L’électeur n’est pas mon lecteur
Le suspense était hier soir à son comble, pas un seul match de foot sur quelque chaîne de télévision que ce soit, le sort de nos régions récemment recomposées se jouait à vingt heures sur les écrans et il en allait de l’avenir de la nation. Alors même que l’on servait le potage au vermicelle dans les assiettes creuses du dimanche les candidats du parti au pouvoir allaient-ils tous devoir débarrasser leur placard et laisser la place, ainsi que les médias bien informés l’avaient fièrement annoncé lors du raz-de-marée de la semaine précédente, à leurs collègues nationalistes afin qu’enfin triomphât une politique essentiellement soucieuse du bonheur des Français de souche très défavorables à la disparition du saucisson pur porc et à son remplacement par le couscous où, soit dit en passant, la merguez n’est rien d’autre qu’un saucisson famélique.
En vérité, les résultats proclamés laissaient présager un effondrement des forces socialistes nettement plus tempéré que celui promis par les politologues diplômés. Certes, la défaite s’annonçait sévère mais bien davantage au profit de la droite que de l’extrême, ce qui démontre combien les penseurs les mieux introduits dans le divertissement cathodique ont encore bien du pain, voire de la brioche, sur la planche pour convaincre avec succès l’électorat mécontent de se tourner résolument vers le fascisme, sauveur suprême de l’ordre plus ou moins républicain.

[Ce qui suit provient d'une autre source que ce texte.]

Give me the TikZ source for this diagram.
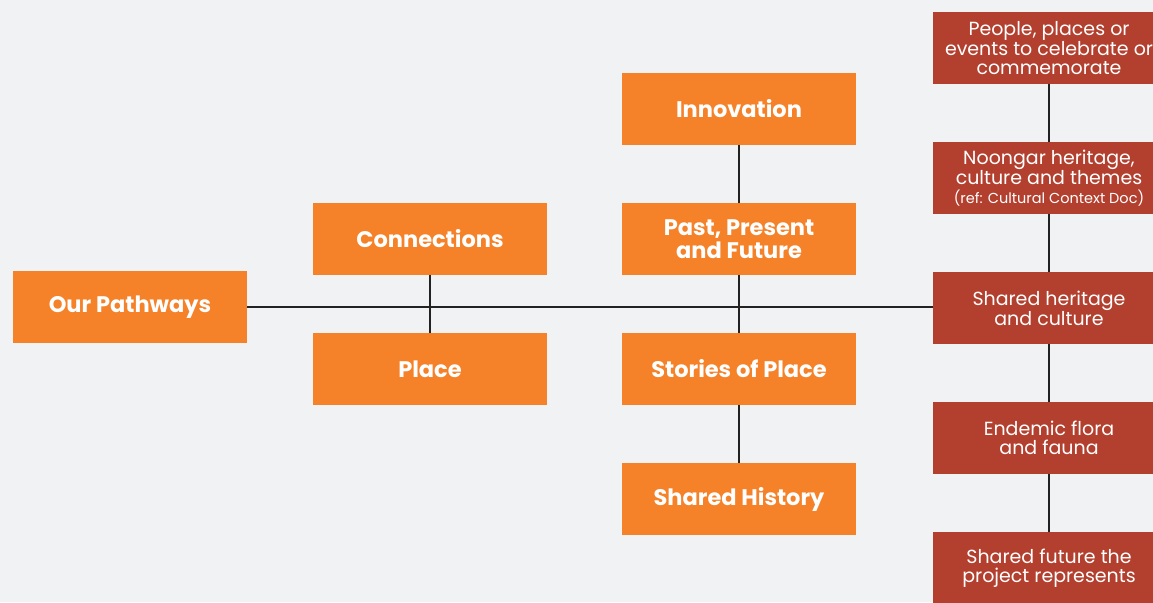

À vingt heures quarante-cinq les culottes blanches de Marthe Keller dans le meilleur film de Philippe de Broca ont remplacé pour moi la dispensable énumération des scores des uns et des autres, et je me suis ainsi épargné les prétendus débats où chaque candidat est, sans le moindre doute, venu annoncer sa victoire. On voit par là combien nous devrions exiger de chaque comédien, avant qu’il ne grimpe aux arbres, qu’il eût au moins une culotte propre.